The shutdown is a big deal, but the market didn't really react to it, implying that investors don't really think it's a big deal. Consensus seems to be that it's about the egos of the leaders of the Republican party, primarily. I agree with that on one hand; however, the country is not run by Republicans alone, so Democrats are not innocent in this debacle. But, politically, the fallout appears to have wounded the reputation Republicans much more -- it's approval rating is at just 28%, the lowest in the history of Gallup polling (which, to be honest, isn't all that long; they've only been polling this for 21 years). This could certainly favor Democrats in the next round of elections, but that's over a year away. It could have the most positive impact on the Democratic presidential candidate. Favorable buzz is already beginning to swarm around Hilary Rodham Clinton for her possible run in 2016.

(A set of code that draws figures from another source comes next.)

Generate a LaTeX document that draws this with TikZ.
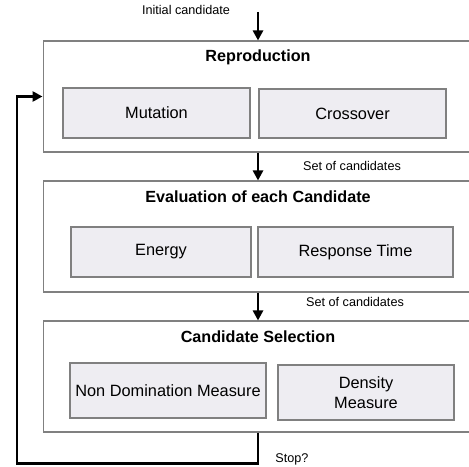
\documentclass[tikz,border=0pt]{standalone}
\usepackage{fontspec}
\setmainfont{Liberation Sans}
\usetikzlibrary{arrows.meta}

\definecolor{partfill}{RGB}{238,237,242}
\definecolor{edgegray}{RGB}{128,128,128}

\tikzset{
    stage/.style={draw=edgegray, line width=0.6pt, minimum width=8.74cm,
        minimum height=2.22cm, inner sep=0pt},
    part/.style={draw=edgegray, fill=partfill, line width=0.6pt, inner sep=0pt,
        align=center, font=\fontsize{9.3}{11}\selectfont},
    title/.style={font=\fontsize{9.2}{11}\selectfont\bfseries},
    note/.style={font=\fontsize{7.2}{9}\selectfont},
    flow/.style={-{Triangle[length=5.7pt,width=5.7pt]}, line width=1.7pt}
}

\begin{document}
\begin{tikzpicture}[x=0.02cm,y=-0.02cm]
        \useasboundingbox (0,0) rectangle (469,466);

        \coordinate (start) at (258,12);
        \coordinate (loop)  at (17,463);

        % stages
        \node[stage] (reprod) at (261.5, 96.5) {};
        \node[stage] (eval)   at (261.5,236.5) {};
        \node[stage] (select) at (261.5,376.5) {};

        \node[title] (reprodT) at (258, 57) {Reproduction};
        \node[title] (evalT)   at (258,197) {Evaluation of each Candidate};
        \node[title] (selectT) at (258,337) {Candidate Selection};

        % operators
        \node[part, minimum width=3.74cm, minimum height=1cm]  (mut)   at (156.5,113)   {Mutation};
        \node[part, minimum width=3.74cm, minimum height=0.98cm] (cross) at (352.5,113.5) {Crossover};
        \node[part, minimum width=3.6cm,  minimum height=1cm]  (energy) at (161,252)    {Energy};
        \node[part, minimum width=3.9cm,  minimum height=1cm]  (resp)  at (355.5,252)   {Response Time};
        \node[part, minimum width=3.92cm, minimum height=1.1cm] (nondom) at (168,390.5)  {Non Domination Measure};
        \node[part, minimum width=3.52cm, minimum height=1.1cm] (dens)  at (366,392.5)   {Density\\Measure};

        % texts
        \node[note] (initL) at (186, 10)  {Initial candidate};
        \node[note] (set1L) at (352,166)  {Set of candidates};
        \node[note] (set2L) at (355,302)  {Set of candidates};
        \node[note] (stopL) at (292,459)  {Stop?};

        % arrows
        \draw[flow] (start) -- (start |- reprod.north);
        \draw[flow] (start |- reprod.south) -- (start |- eval.north);
        \draw[flow] (start |- eval.south) -- (start |- select.north);
        \draw[flow] (start |- select.south) |- (loop) |- (reprod.west);
\end{tikzpicture}
\end{document}
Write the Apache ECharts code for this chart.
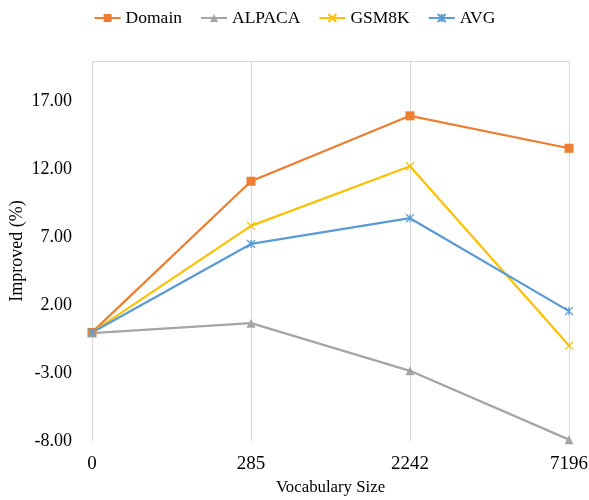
<!DOCTYPE html>
<html><head><meta charset="utf-8">
<script src="https://cdn.jsdelivr.net/npm/echarts@6/dist/echarts.min.js"></script>
<style>html,body{margin:0;padding:0;background:#fff}#c{width:589px;height:500px}</style>
</head><body><div id="c"></div>
<script>
const categories = ['0', '285', '2242', '7196'];
const domain = [0.0, 11.14, 15.96, 13.57];
const alpaca = [-0.05, 0.68, -2.83, -7.9];
const gsm8k = [0.0, 7.85, 12.25, -0.97];
const avg = [0.0, 6.52, 8.42, 1.57];
const yTicks = [-8, -3, 2, 7, 12, 17];

const font = '"Liberation Serif", "Times New Roman", serif';
const chart = echarts.init(document.getElementById('c'));
const xPath = 'path://M0,0L10,10M10,0L0,10';
const starPath = 'path://M0,0L10,10M10,0L0,10M5,0L5,10';
function mk(name, data, color, symbol, size, stroke) {
  return {
    name, type: 'line', data, symbol, symbolSize: size,
    lineStyle: { color, width: 2.25 },
    itemStyle: stroke ? { color: 'transparent', borderColor: color, borderWidth: 1.3 } : { color },
    emphasis: { disabled: true }, animation: false
  };
}
chart.setOption({
  animation: false,
  textStyle: { fontFamily: font },
  legend: {
    top: 4, left: 'center', itemWidth: 26, itemHeight: 10, itemGap: 18,
    textStyle: { fontFamily: font, fontSize: 17.5, color: '#000' },
    data: ['Domain', 'ALPACA', 'GSM8K', 'AVG']
  },
  grid: { left: 92, right: 20, top: 61, bottom: 59, outerBoundsMode: 'none', containLabel: false },
  xAxis: [{
    type: 'category', data: categories, boundaryGap: false,
    axisLine: { show: false }, axisTick: { show: false },
    axisLabel: { fontFamily: font, fontSize: 19, color: '#000', margin: 14 },
    splitLine: { show: true, lineStyle: { color: '#d9d9d9', width: 1 } },
    name: 'Vocabulary Size', nameLocation: 'middle', nameGap: 38, nameMoveOverlap: false,
    nameTextStyle: { fontFamily: font, fontSize: 16.8, color: '#000' }
  }, {
    type: 'category', data: categories, boundaryGap: false, position: 'top',
    axisLine: { show: true, lineStyle: { color: '#d9d9d9', width: 1 } },
    axisTick: { show: false }, axisLabel: { show: false }, splitLine: { show: false }
  }],
  yAxis: {
    type: 'value', min: yTicks[0], max: 20, interval: 5,
    axisLine: { show: false }, axisTick: { show: false },
    splitLine: { show: false },
    axisLabel: {
      fontFamily: font, fontSize: 18, color: '#000', margin: 20,
      formatter: v => yTicks.includes(v) ? v.toFixed(2) : ''
    },
    name: 'Improved (%)', nameLocation: 'middle', nameGap: 66, nameMoveOverlap: false,
    nameTextStyle: { fontFamily: font, fontSize: 18, color: '#000' }
  },
  series: [
    mk('Domain', domain, '#ED7D31', 'rect', 9, false),
    mk('ALPACA', alpaca, '#A5A5A5', 'triangle', 9, false),
    mk('GSM8K', gsm8k, '#FFC000', xPath, 8, true),
    mk('AVG', avg, '#5B9BD5', starPath, 8, true)
  ]
});
</script></body></html>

But back to the markets. As I said, the markets didn't even flinch at the shutdown. BUT it freaked out at the possibility of the U.S. hitting the debt ceiling and defaulting on its obligations. Default means that interest rates will rise rapidly because, suddenly, the U.S. has become riskier and investors demand to be compensated for risk.

The rest of the world is on edge about how the U.S. will resolve this issue because U.S. Treasury rates effect so many other rates around the world, and many holders of Treasuries live outside of the U.S. Actually, the Chinese government is the largest U.S. creditor, holding $1.3 trillion of Treasuries. As a result, officials in Beijing have stressed, like a mother of arguing siblings, that the U.S. had better figure itself out sooner rather than later.

Congress and the White House have only 3 days, until October 17, to come to a consensus. Needless to say, political agendas should not put the world markets in jeopardy. Now, the world waits to see who will be the bigger person in government.